Psychologically, with such a heavy workload, they feel under a lot of pressure and this can leave them feeling stressed and bad-tempered. There are extreme cases where children have committed suicide.

These children may only meet with a small social circle and seldom communicate with others while studying and so they do not develop interpersonal relationships.

If they lack essential life skills, they will find it difficult to cope as adults, especially in the workplace.

Hong Kong needs a diverse and adaptable workforce in the future if it is to remain competitive.

There will be a skills imbalance if youngsters have been pushed to focus on certain professions and there will be a shortage of young people in the arts, sports and music.

Many young people with training in similar fields will be fighting for a limited number of jobs.

Parents must try to understand how damaging it is to force their sons and daughters to study 24/7 and how they will not be securing for them a good future in their careers.

Carman Li, Sai Kung

Helicopter parents have got it all wrong

I have concerns about parenting styles nowadays in Hong Kong.

The terms monster and helicopter parents have been used to characterise different styles of parenting here. They are seen as being overprotective, hovering over every aspect of their children's lives. As a result, a lot of pressure is put on the children and they are deprived of what should be a carefree and even magical childhood.

Parents should give their children every chance to explore and discover the world on their own without constant interference. Monster parents are turning out a generation of spoilt brats, also called "Kong kids", who have low EQ (emotional quotients) and low tolerance of adversity.

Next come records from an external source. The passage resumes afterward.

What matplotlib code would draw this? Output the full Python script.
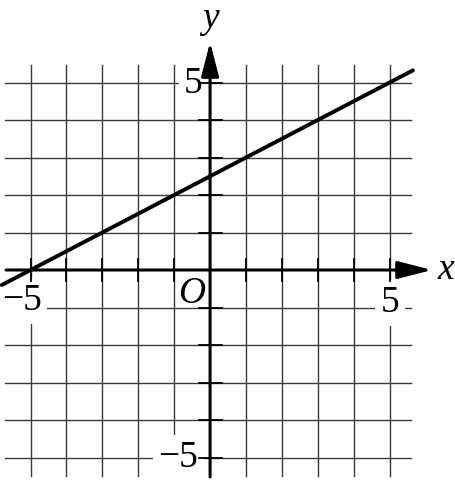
import matplotlib
matplotlib.use("Agg")
import matplotlib.pyplot as plt
import numpy as np

# grid / axis values
grid_ticks = [-5, -4, -3, -2, -1, 1, 2, 3, 4, 5]
tick_labels = {"x": [(-5, "\u22125"), (5, "5")], "y": [(5, "5"), (-5, "\u22125")]}

# the plotted line: through (-5, 0) and (5, 5)
line_x = [-5.8, 5.65]
line_y = [-0.4, 5.325]

plt.rcParams["font.family"] = ["Liberation Serif", "DejaVu Serif"]

fig = plt.figure(figsize=(4.55, 4.8), dpi=100)
ax = fig.add_axes([0, 0, 1, 1])
ax.set_xlim(-5.85, 6.82)
ax.set_ylim(-5.6, 7.2)
ax.axis("off")

grid_kw = dict(color="#3a3a3a", lw=1.0, zorder=1)
for g in grid_ticks:
    ax.plot([g, g], [-5.5, 5.47], **grid_kw)
    ax.plot([-5.7, 5.6], [g, g], **grid_kw)

# small ticks along the axes
for g in grid_ticks:
    ax.plot([-0.3, 0.32], [g, g], color="black", lw=1.3, zorder=3)
    ax.plot([g, g], [-0.3, 0.3], color="black", lw=1.3, zorder=3)

# axes with arrow heads
arrow = dict(arrowstyle="-|>,head_length=1.05,head_width=0.27", lw=2.2,
             color="black", shrinkA=0, shrinkB=0, mutation_scale=20)
ax.annotate("", xy=(6.18, 0), xytext=(-5.68, 0), arrowprops=arrow, zorder=3)
ax.annotate("", xy=(0, 6.08), xytext=(0, -5.52), arrowprops=arrow, zorder=3)

ax.plot(line_x, line_y, color="black", lw=2.8, solid_capstyle="round", zorder=4)

fs = 27
box = dict(facecolor="white", edgecolor="none", pad=4)
ax.text(-5.8, -1.07, tick_labels["x"][0][1], fontsize=fs, ha="left",
        va="baseline", bbox=box, zorder=2)
ax.text(5.01, -1.12, tick_labels["x"][1][1], fontsize=fs, ha="center",
        va="baseline", bbox=box, zorder=2)
ax.text(-0.2, 4.72, tick_labels["y"][0][1], fontsize=fs, ha="right",
        va="baseline", bbox=box, zorder=2)
ax.text(-0.33, -5.25, tick_labels["y"][1][1], fontsize=fs, ha="right",
        va="baseline", bbox=box, zorder=2)

ax.text(-0.52, -0.88, "O", fontsize=fs, style="italic", ha="center",
        va="baseline", zorder=2)
ax.text(6.32, -0.24, "x", fontsize=fs, style="italic", ha="left",
        va="baseline", zorder=2)
ax.text(0, 6.45, "y", fontsize=fs, style="italic", ha="center",
        va="baseline", zorder=2)

fig.savefig("out.png", dpi=100)
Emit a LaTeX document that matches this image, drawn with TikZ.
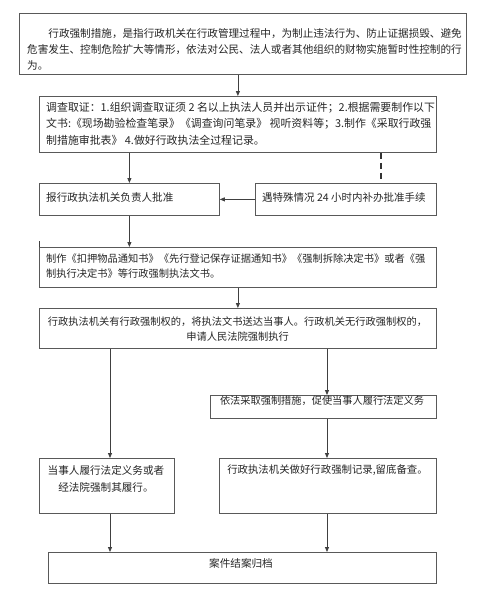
\documentclass[tikz,border=0pt]{standalone}
\usepackage{fontspec}
\newfontfamily\cjk{Noto Sans CJK SC}
\usetikzlibrary{arrows.meta,calc}
\newcommand{\fs}[2]{\cjk\fontsize{#1}{#2}\selectfont}
\begin{document}
\begin{tikzpicture}[x=1pt,y=-1pt,
  box/.style={draw=black!65, line width=0.8pt, inner sep=0pt, anchor=north west},
  txt/.style={inner sep=0pt, font=\fs{10.6}{16}, align=left, text=black!85},
  arr/.style={draw=black!75, line width=0.8pt, -{Triangle[length=5pt,width=4pt]}},
  dsh/.style={draw=black!80, line width=1.2pt, dash pattern=on 6pt off 4pt}]
\fill[white] (0,0) rectangle (480,600);
\useasboundingbox (0,0) rectangle (480,600);
% boxes
\node[box, minimum width=447pt, minimum height=61pt] (b1) at (19,13) {};
\node[box, minimum width=397pt, minimum height=56pt] (b2) at (39,96) {};
\node[box, minimum width=180pt, minimum height=32pt] (b3l) at (39,183) {};
\node[box, minimum width=181pt, minimum height=32pt] (b3r) at (255,183) {};
\node[box, minimum width=397pt, minimum height=40pt] (b4) at (39,247) {};
\node[box, minimum width=397pt, minimum height=40pt] (b5) at (39,308) {};
\node[box, minimum width=226pt, minimum height=23pt] (b6) at (210,395) {};
\node[box, minimum width=135pt, minimum height=55pt] (b8) at (39,458) {};
\node[box, minimum width=217pt, minimum height=55pt] (b7) at (219,458) {};
\node[box, minimum width=388pt, minimum height=31pt] (b9) at (48,552) {};
% texts
\node[txt, anchor=north west] (t1) at (27,28) {\hspace*{2em}行政强制措施，是指行政机关在行政管理过程中，为制止违法行为、防止证据损毁、避免\\危害发生、控制危险扩大等情形，依法对公民、法人或者其他组织的财物实施暂时性控制的行\\为。};
\node[txt, anchor=north west, font=\fs{10.9}{16.5}] (t2) at (46,102) {调查取证：1.组织调查取证须 2 名以上执法人员并出示证件；2.根据需要制作以下\\文书:《现场勘验检查笔录》《调查询问笔录》 视听资料等；3.制作《采取行政强\\制措施审批表》 4.做好行政执法全过程记录。};
\node[txt, anchor=north west] (t3l) at (46,192) {报行政执法机关负责人批准};
\node[txt, anchor=north west, font=\fs{10.5}{16}] (t3r) at (262,192) {遇特殊情况 24 小时内补办批准手续};
\node[txt, anchor=north west, font=\fs{10.25}{14.5}] (t4) at (46,254) {制作《扣押物品通知书》《先行登记保存证据通知书》《强制拆除决定书》或者《强\\制执行决定书》等行政强制执法文书。};
\node[txt, anchor=north, align=center, font=\fs{10.25}{15}] (t5) at (237.5,317) {行政执法机关有行政强制权的，将执法文书送达当事人。行政机关无行政强制权的，\\申请人民法院强制执行};
\node[txt, anchor=north, font=\fs{10.2}{16}] (t6) at (322,395.5) {依法采取强制措施，促使当事人履行法定义务};
\node[txt, anchor=north, align=center, font=\fs{10.6}{17}] (t8) at (106,465) {当事人履行法定义务或者\\经法院强制其履行。};
\node[txt, anchor=north, font=\fs{10.4}{16}] (t7) at (327.5,465) {行政执法机关做好行政强制记录,留底备查。};
\node[txt, anchor=north] (t9) at (241,558) {案件结案归档};
% connector columns
\coordinate (xd) at (381,0);
\coordinate (xl) at (110,0);
\coordinate (xr) at (327,0);
% connectors
\draw[arr] (b1.south -| b2.north) -- (b2.north);
\draw[arr] (b2.south -| b3l.north) -- (b3l.north);
\draw[dsh] (b2.south -| xd) -- ($(b3r.north -| xd)+(0,-2)$);
\draw[arr] (b3r.west) -- (b3l.east);
\draw[arr] (b3l.south) -- (b3l.south |- b4.north);
\draw[draw=black!75, line width=0.8pt] (b4.north west) -- ++(0,-6);
\draw[arr] (b4.south) -- (b4.south |- b5.north);
\draw[arr] (b5.south -| xl) -- (b8.north -| xl);
\draw[arr] (b5.south -| xr) -- (b6.north -| xr);
\draw[arr] (b6.south -| xr) -- (b7.north -| xr);
\draw[arr] (b8.south -| xl) -- (b9.north -| xl);
\draw[arr] (b7.south -| xr) -- (b9.north -| xr);
\end{tikzpicture}
\end{document}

They need to go out and do things on their own and with friends, and without their parents, like visiting country parks. Not only are they in a natural setting, but they can discover things for themselves. These kinds of experiences will certainly aid their all-round development.

Mothers and fathers should be aiming for a balanced development of their children. Because of the success-driven culture in society, even at an early age, children are usually compelled to stay at home to complete a number of written assignments. With long hours of study they are deprived of time to relax.

Parents should be aware of the importance of leisure time for children. It can boost their creativity and help them realise their potential.

Mary Wong, Ngau Tau Kok

Fine-tune measure to fight graft

Hong Kong used to have a reputation for being a society which had zero tolerance when it came to corruption.

That reputation was shaken by the trial of former top civil servant Rafael Hui Si-yan, who was jailed for taking bribes. Public concern has been expressed about a possible increase of corruption in society.

Some fear that the corruption that has been highlighted is the tip of the iceberg. When it is exposed and someone is convicted and jailed, it not only ruins their reputation, but it also has wider implications, because it damages the image of Hong Kong as a place where corruption will not be tolerated.

I do think the city's efforts to fight graft compare favourably with other cities and jurisdictions, and the Independent Commission Against Corruption works hard to crack down on dishonest citizens. Nevertheless, there is room for improvement.

Any collusion between government officials and businessmen cannot be justified. Both parties must be made aware that, if found guilty, they will face serious punishment.